Copy from the first line below down to and including the line with "import seaborn as sns". Skip the pictures.

-- DATA EXCERPT --
★ ★ ★ ★

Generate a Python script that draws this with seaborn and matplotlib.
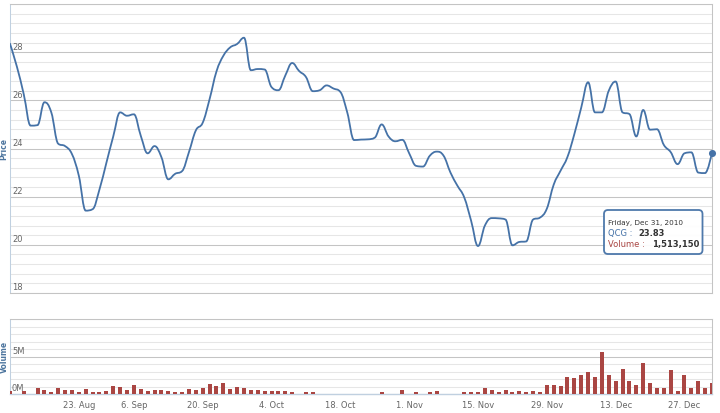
import numpy as np
import pandas as pd
import matplotlib
matplotlib.use("Agg")
import matplotlib.pyplot as plt
from matplotlib.path import Path
from matplotlib.patches import PathPatch, FancyBboxPatch
from matplotlib.transforms import Affine2D, offset_copy
import seaborn as sns

# trading calendar (ordinal axis, weekends + holidays skipped)
first_day = "2010-08-09"
last_day = "2010-12-31"
holidays = ["2010-09-02", "2010-09-03"]
tick_dates = ["2010-08-23", "2010-09-06", "2010-09-20", "2010-10-04", "2010-10-18",
              "2010-11-01", "2010-11-15", "2010-11-29", "2010-12-13", "2010-12-27"]

ticker = "QCG"

# daily close
close = [28.35, 27.4, 26.25, 24.95, 24.97, 25.92, 25.5, 24.2, 24.1, 23.77,
         22.87, 21.42, 21.48, 22.3, 23.4, 24.5, 25.5, 25.36, 25.42, 24.53,
         23.8, 24.1, 23.64, 22.72, 22.95, 23.06, 23.85, 24.75, 25.07, 26.05,
         27.2, 27.85, 28.2, 28.34, 28.6, 27.25, 27.3, 27.28, 26.55, 26.42,
         27.03, 27.55, 27.22, 26.97, 26.38, 26.42, 26.62, 26.49, 26.35, 25.5,
         24.35, 24.37, 24.38, 24.45, 25.0, 24.5, 24.3, 24.36, 23.8, 23.28,
         23.25, 23.7, 23.87, 23.7, 23.0, 22.46, 21.97, 21.0, 19.95, 20.8,
         21.11, 21.1, 21.05, 19.98, 20.12, 20.14, 21.05, 21.13, 21.5, 22.5,
         23.08, 23.65, 24.6, 25.7, 26.75, 25.5, 25.5, 26.4, 26.78, 25.5,
         25.43, 24.5, 25.6, 24.78, 24.8, 24.15, 23.85, 23.35, 23.8, 23.84,
         23.0, 22.98, 23.83]

# daily volume, millions of shares
volume_m = [0.45, 0.0, 0.36, 0.0, 0.76, 0.58, 0.27, 0.76, 0.54, 0.54,
            0.27, 0.67, 0.27, 0.27, 0.40, 1.03, 0.94, 0.49, 1.17, 0.67,
            0.40, 0.49, 0.54, 0.36, 0.27, 0.27, 0.67, 0.58, 0.85, 1.35,
            1.08, 1.48, 0.67, 0.94, 0.85, 0.49, 0.49, 0.45, 0.45, 0.36,
            0.36, 0.27, 0.0, 0.27, 0.27, 0.0, 0.0, 0.0, 0.0, 0.0,
            0.0, 0.0, 0.0, 0.0, 0.27, 0.0, 0.0, 0.49, 0.0, 0.27,
            0.0, 0.27, 0.40, 0.0, 0.0, 0.0, 0.27, 0.27, 0.27, 0.85,
            0.49, 0.27, 0.49, 0.27, 0.36, 0.27, 0.36, 0.27, 1.26, 1.17,
            1.08, 2.29, 2.15, 2.56, 2.91, 2.29, 5.60, 2.56, 1.70, 3.32,
            1.79, 1.26, 4.17, 1.48, 0.76, 0.76, 3.23, 0.40, 2.47, 0.85,
            1.70, 0.76, 1.51315]

price_labels = [18, 20, 22, 24, 26, 28]
volume_labels = [0, 5]

LINE_COLOR = "#4572A7"
BAR_COLOR = "#AA4643"
TITLE_COLOR = "#4d759e"
LABEL_COLOR = "#666666"
MAJOR_GRID = "#C4C4C4"
MINOR_GRID = "#E6E6E6"
AXIS_LINE = "#C0D0E0"

sns.set_theme(style="white")
plt.rcParams["font.family"] = ["DejaVu Sans"]


# Highcharts-like spline: cubic bezier through every point, no false extremes
def SplinePath(xs, ys, smoothing=1.5):
    denom = smoothing + 1
    n = len(xs)
    left = [None] * n
    right = [None] * n
    for i in range(n):
        x, y = xs[i], ys[i]
        if 0 < i < n - 1:
            lx, ly = xs[i - 1], ys[i - 1]
            nx, ny = xs[i + 1], ys[i + 1]
            lcx, lcy = (smoothing * x + lx) / denom, (smoothing * y + ly) / denom
            rcx, rcy = (smoothing * x + nx) / denom, (smoothing * y + ny) / denom
            corr = (rcy - lcy) * (rcx - x) / (rcx - lcx) + y - rcy
            lcy += corr
            rcy += corr
            if lcy > ly and lcy > y:
                lcy = max(ly, y); rcy = 2 * y - lcy
            elif lcy < ly and lcy < y:
                lcy = min(ly, y); rcy = 2 * y - lcy
            if rcy > ny and rcy > y:
                rcy = max(ny, y); lcy = 2 * y - rcy
            elif rcy < ny and rcy < y:
                rcy = min(ny, y); lcy = 2 * y - rcy
            left[i], right[i] = (lcx, lcy), (rcx, rcy)
        else:
            left[i] = right[i] = (x, y)
    verts = [(xs[0], ys[0])]
    codes = [Path.MOVETO]
    for i in range(1, n):
        verts += [right[i - 1], left[i], (xs[i], ys[i])]
        codes += [Path.CURVE4] * 3
    return Path(verts, codes)


days = pd.bdate_range(first_day, last_day)
days = days[~days.isin(pd.to_datetime(holidays))]
idx = np.arange(len(days))
assert len(idx) == len(close) == len(volume_m)

W, H = 720, 414
fig = plt.figure(figsize=(W / 100, H / 100), dpi=100)
pxT = Affine2D().scale(1, -1).translate(0, H).scale(1 / 100) + fig.dpi_scale_trans


def Box(left, top, right, bottom):
    return [left / W, 1 - bottom / H, (right - left) / W, (bottom - top) / H]


axPrice = fig.add_axes(Box(10, 5, 712, 294))
axVol = fig.add_axes(Box(10, 320, 712, 395))

# ---- price panel
axPrice.add_patch(PathPatch(SplinePath(idx, close), fill=False, edgecolor=LINE_COLOR,
                            lw=1.3, joinstyle="round", capstyle="round", zorder=3))
sns.scatterplot(x=[idx[-1]], y=[close[-1]], ax=axPrice, color=LINE_COLOR, s=26,
                linewidth=0, zorder=4, clip_on=False)
axPrice.set_xlim(0, len(idx) - 1)
axPrice.set_ylim(18, 30)
axPrice.set_xticks([])
axPrice.set_yticks(np.arange(18, 30.01, 2))
axPrice.set_yticks(np.arange(18, 30.01, 0.4), minor=True)

# ---- volume panel
sns.barplot(x=idx, y=volume_m, ax=axVol, color=BAR_COLOR, saturation=1, width=0.58,
            linewidth=0, errorbar=None, zorder=3)
axVol.set(xlabel="", ylabel="")
axVol.set_xlim(0, len(idx) - 1)
axVol.set_ylim(0, 10)
tick_pos = [int(np.where(days == pd.Timestamp(d))[0][0]) for d in tick_dates]
axVol.set_xticks(tick_pos, [f"{pd.Timestamp(d).day}. {pd.Timestamp(d):%b}" for d in tick_dates])
axVol.set_yticks([0, 5, 10])
axVol.set_yticks(np.arange(0, 10.01, 1), minor=True)
axVol.tick_params(axis="x", which="major", length=3, width=0.8, color=AXIS_LINE,
                  labelsize=6, labelcolor=LABEL_COLOR, pad=1.5, direction="out")
axVol.tick_params(axis="x", which="minor", length=0)

for ax in (axPrice, axVol):
    ax.set_axisbelow(True)
    ax.grid(False)
    ax.grid(which="minor", axis="y", color=MINOR_GRID, lw=0.75)
    ax.grid(which="major", axis="y", color=MAJOR_GRID, lw=0.75)
    ax.tick_params(axis="y", which="both", length=0, labelleft=False)
    for side in ("top", "right"):
        ax.spines[side].set_color(MAJOR_GRID)
        ax.spines[side].set_linewidth(0.75)
    ax.spines["left"].set_color(AXIS_LINE)
    ax.spines["left"].set_linewidth(0.75)
axPrice.spines["bottom"].set_color(MAJOR_GRID)
axPrice.spines["bottom"].set_linewidth(0.75)
axVol.spines["bottom"].set_color(AXIS_LINE)
axVol.spines["bottom"].set_linewidth(1.0)

# y labels sit inside the plot, just above their grid line
for ax, values, fmt in ((axPrice, price_labels, "{}"), (axVol, volume_labels, "{}M")):
    tr = offset_copy(ax.get_yaxis_transform(), fig=fig, x=2, y=1.5, units="dots")
    for v in values:
        ax.text(0, v, fmt.format(v), transform=tr, ha="left", va="bottom",
                fontsize=6, color=LABEL_COLOR)

# axis titles squeezed into the narrow left margin
fig.text(4, 149.5, "Price", transform=pxT, rotation=90, ha="center", va="center",
         fontsize=5.5, fontweight="bold", color=TITLE_COLOR)
fig.text(4, 357, "Volume", transform=pxT, rotation=90, ha="center", va="center",
         fontsize=5.5, fontweight="bold", color=TITLE_COLOR)

# tooltip for the last point
fig.add_artist(FancyBboxPatch((604, 211), 98.5, 44, boxstyle="round,pad=0,rounding_size=4",
                              transform=pxT, facecolor="white", edgecolor=LINE_COLOR,
                              lw=1.3, alpha=0.95, zorder=5))
last_day_ts = days[-1]
fig.text(608, 222.5, f"{last_day_ts:%A}, {last_day_ts:%b} {last_day_ts.day}, {last_day_ts.year}",
         transform=pxT, ha="left", va="center", fontsize=5.2, color="#333333", zorder=6)
fig.text(608, 233.5, f"{ticker} :", transform=pxT, ha="left", va="center",
         fontsize=6, color=LINE_COLOR, zorder=6)
fig.text(638, 233.5, f"{close[-1]:.2f}", transform=pxT, ha="left", va="center",
         fontsize=6, fontweight="bold", color="#333333", zorder=6)
fig.text(608, 244.5, "Volume :", transform=pxT, ha="left", va="center",
         fontsize=6, color=BAR_COLOR, zorder=6)
fig.text(652, 244.5, f"{round(volume_m[-1] * 1e6):,}", transform=pxT, ha="left", va="center",
         fontsize=6, fontweight="bold", color="#333333", zorder=6)

fig.savefig("out.png", dpi=100)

★ ★ ★ ★

-- RESPONSE TO THIS EXERCISE --
Generate a Python script that draws this with seaborn and matplotlib.
import numpy as np
import pandas as pd
import matplotlib
matplotlib.use("Agg")
import matplotlib.pyplot as plt
from matplotlib.path import Path
from matplotlib.patches import PathPatch, FancyBboxPatch
from matplotlib.transforms import Affine2D, offset_copy
import seaborn as sns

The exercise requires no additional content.